Após o noviciado, em Olinda, em 1974, fui para Fortaleza, Ceará. Lá fiz minha formação filosófica e teológica no Seminário da Prainha, onde estudaram Padre Cícero e Dom Hélder Câmara, onde tive uma formação dentro de um contexto muito especial que era o pós-Concílio Vaticano II, as Conferências de Medellin (1968) e Puebla (1979), a força das
Comunidades Eclesiais de Base (Ceb’s) e da Vida Religiosa inserida nos meios populares.
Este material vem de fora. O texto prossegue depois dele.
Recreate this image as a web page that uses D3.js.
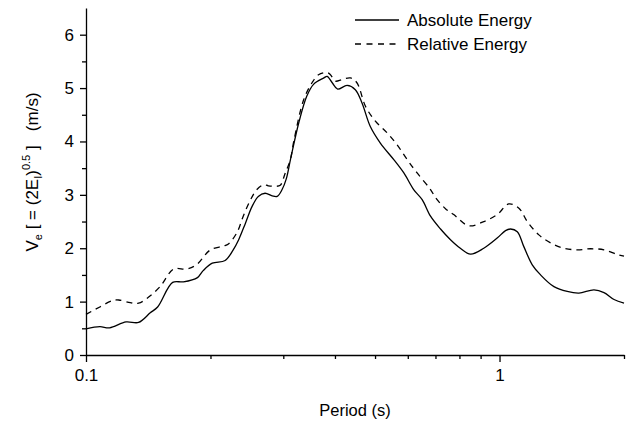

Depois de ordenado presbítero, em 1980, já iniciei todo um caminho de serviço à formação, desde mestre de postulantes, de professos temporários, na pastoral vocacional, como secretário provincial do cuidado pastoral das vocações, promotor vocacional, definidor, vigário provincial e ministro provincial (nove anos), pároco, e hoje, ainda na formação e na orientação de retiros para religiosos, sacerdotes e leigos. As oportunidades de formação sobre a vida religiosa, a animação de fraternidades, sobre o carisma franciscano, aconteceram em cursos e no percurso de dois Capítulos Gerais, encontros da Ordem e da Conferencia dos Frades Menores, e no âmbito da Família Franciscana. Neste caminho percorrido, continuo encantado pela vida de nosso Seráfico Pai São Francisco, de Santa Clara, de Santo Antônio, enfim, por nosso carisma, buscando o seguimento do Cristo que nasceu no caminho, pobre e humilde.